Attenzione, non quello assoluto, bensì «quello scarto nel corso della storia, magari persino inavvertito al suo accadere, che è come se avesse deviato la direzione del mondo incanalandolo verso il suo “secolo breve”» come precisa Frasca. «Perché nessuno alla fine del XIX secolo, neanche il meno rassegnato fra i reazionari, si sarebbe atteso altro dal futuro che un inevitabile miglioramento, soprattutto nelle condizioni elementari d’esistenza di ogni essere umano, e nei termini di una sempre più perseguita uguaglianza fra i cittadini e fra i popoli. E invece d’un tratto, in un preciso momento del secolo successivo, è come se ci fossimo ritrovati su un altro ramo della storia, inizialmente solo un po’ discosto da quello in apparenza ancora percorso, e via via sempre più divergente, che ci ha condotto infine in un mondo del tutto diverso».

Indirizzare le missive a Valentinov è perciò un pretesto congruo per ragionare sul nostro oggi, facendo risuonare fra loro eventi, fatti, concetti che portano Frasca a realizzare il parallelo metaforico tra fallimento rivoluzionario e quarantena del nostro mondo. Qualcosa che era già fra noi, quindi, prima ancora che il nostro orecchio, la nostra mente la vedessero, non comprendendola. Prima che tutti noi la sperimentassimo, sempre e comunque senza comprenderla.
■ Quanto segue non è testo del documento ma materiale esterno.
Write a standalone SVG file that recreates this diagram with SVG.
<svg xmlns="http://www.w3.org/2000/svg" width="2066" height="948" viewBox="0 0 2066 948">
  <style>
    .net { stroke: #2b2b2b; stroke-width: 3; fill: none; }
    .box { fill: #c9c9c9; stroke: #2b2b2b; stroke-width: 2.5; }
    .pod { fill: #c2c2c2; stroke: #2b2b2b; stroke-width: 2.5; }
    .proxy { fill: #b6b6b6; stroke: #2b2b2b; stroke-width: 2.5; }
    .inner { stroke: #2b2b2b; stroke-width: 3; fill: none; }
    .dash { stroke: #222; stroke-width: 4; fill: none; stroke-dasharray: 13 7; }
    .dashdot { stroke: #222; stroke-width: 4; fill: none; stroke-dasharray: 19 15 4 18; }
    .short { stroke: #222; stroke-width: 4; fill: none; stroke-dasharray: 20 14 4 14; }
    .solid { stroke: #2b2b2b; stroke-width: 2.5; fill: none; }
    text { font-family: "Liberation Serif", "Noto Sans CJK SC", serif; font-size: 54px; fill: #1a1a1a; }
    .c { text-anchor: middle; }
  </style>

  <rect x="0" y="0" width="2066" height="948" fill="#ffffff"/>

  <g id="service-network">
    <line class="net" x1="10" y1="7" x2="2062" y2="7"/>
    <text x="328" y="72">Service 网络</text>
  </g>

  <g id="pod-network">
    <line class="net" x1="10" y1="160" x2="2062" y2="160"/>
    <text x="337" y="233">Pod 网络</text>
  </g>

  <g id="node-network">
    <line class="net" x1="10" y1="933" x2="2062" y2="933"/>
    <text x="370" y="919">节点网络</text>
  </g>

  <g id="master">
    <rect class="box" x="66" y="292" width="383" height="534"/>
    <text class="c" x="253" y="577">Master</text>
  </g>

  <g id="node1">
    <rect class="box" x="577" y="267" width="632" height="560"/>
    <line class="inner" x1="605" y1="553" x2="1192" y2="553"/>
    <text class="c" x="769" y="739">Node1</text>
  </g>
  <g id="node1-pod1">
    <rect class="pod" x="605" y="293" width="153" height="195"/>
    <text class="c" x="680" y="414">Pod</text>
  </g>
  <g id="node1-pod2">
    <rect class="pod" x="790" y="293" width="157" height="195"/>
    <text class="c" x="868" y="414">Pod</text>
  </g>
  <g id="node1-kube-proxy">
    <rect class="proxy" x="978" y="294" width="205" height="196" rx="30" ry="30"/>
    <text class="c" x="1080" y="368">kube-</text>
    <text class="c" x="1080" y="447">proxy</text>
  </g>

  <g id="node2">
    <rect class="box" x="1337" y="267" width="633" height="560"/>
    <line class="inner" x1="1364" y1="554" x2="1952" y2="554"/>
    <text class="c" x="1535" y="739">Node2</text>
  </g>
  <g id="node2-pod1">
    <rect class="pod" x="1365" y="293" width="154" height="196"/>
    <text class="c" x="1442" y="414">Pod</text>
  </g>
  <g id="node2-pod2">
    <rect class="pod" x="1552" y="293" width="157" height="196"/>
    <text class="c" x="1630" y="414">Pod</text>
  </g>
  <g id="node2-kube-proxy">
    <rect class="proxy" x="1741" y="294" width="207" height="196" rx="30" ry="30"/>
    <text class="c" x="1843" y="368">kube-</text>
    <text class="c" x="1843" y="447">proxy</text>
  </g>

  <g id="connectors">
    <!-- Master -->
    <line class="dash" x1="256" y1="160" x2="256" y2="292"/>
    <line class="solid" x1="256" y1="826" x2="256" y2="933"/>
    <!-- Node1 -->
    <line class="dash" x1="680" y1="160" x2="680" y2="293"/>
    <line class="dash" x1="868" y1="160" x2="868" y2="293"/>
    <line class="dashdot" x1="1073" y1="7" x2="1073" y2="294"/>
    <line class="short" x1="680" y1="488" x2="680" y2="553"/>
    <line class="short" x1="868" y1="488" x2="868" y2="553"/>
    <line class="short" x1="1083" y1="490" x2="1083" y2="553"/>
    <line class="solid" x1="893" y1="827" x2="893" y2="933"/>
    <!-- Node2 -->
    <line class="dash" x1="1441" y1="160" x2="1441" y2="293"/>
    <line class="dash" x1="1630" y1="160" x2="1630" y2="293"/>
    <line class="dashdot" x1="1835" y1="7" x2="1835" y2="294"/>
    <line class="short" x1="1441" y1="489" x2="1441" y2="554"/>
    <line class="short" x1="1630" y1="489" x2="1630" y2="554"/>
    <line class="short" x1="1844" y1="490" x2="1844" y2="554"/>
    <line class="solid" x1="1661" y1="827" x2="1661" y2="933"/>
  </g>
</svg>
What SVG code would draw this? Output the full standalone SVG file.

Composto da dieci sezioni, più due ghost track, Lettere a Valentinov è una constatazione del danno, un portarlo alla superficie del ragionamento mettendo in gioco il proprio vissuto di memorie e di affettività (politica?). Per fare questo Frasca allarga il proprio raggio di azione prosa poetica a piccoli ma densi interventi in poesia. Fra di essi spicca l’agglomerato delle undici composizioni raccolte sotto il titolo profetico di Quarantena. Rilasciate una all’anno, dal 2012 al 2022, riprendono la dichiarazione dell’autore di non voler pubblicare una silloge definitiva dopo l’uscita di Rimi, nel 2013. Ai nostri occhi appaiono vicine alla scelta di Roberto Roversi, quando decise di abbandonare l’editoria ufficiale e restare libero proprietario del suo lavoro poetico, disseminandolo ovunque, ma solo quando e come era sua intenzione.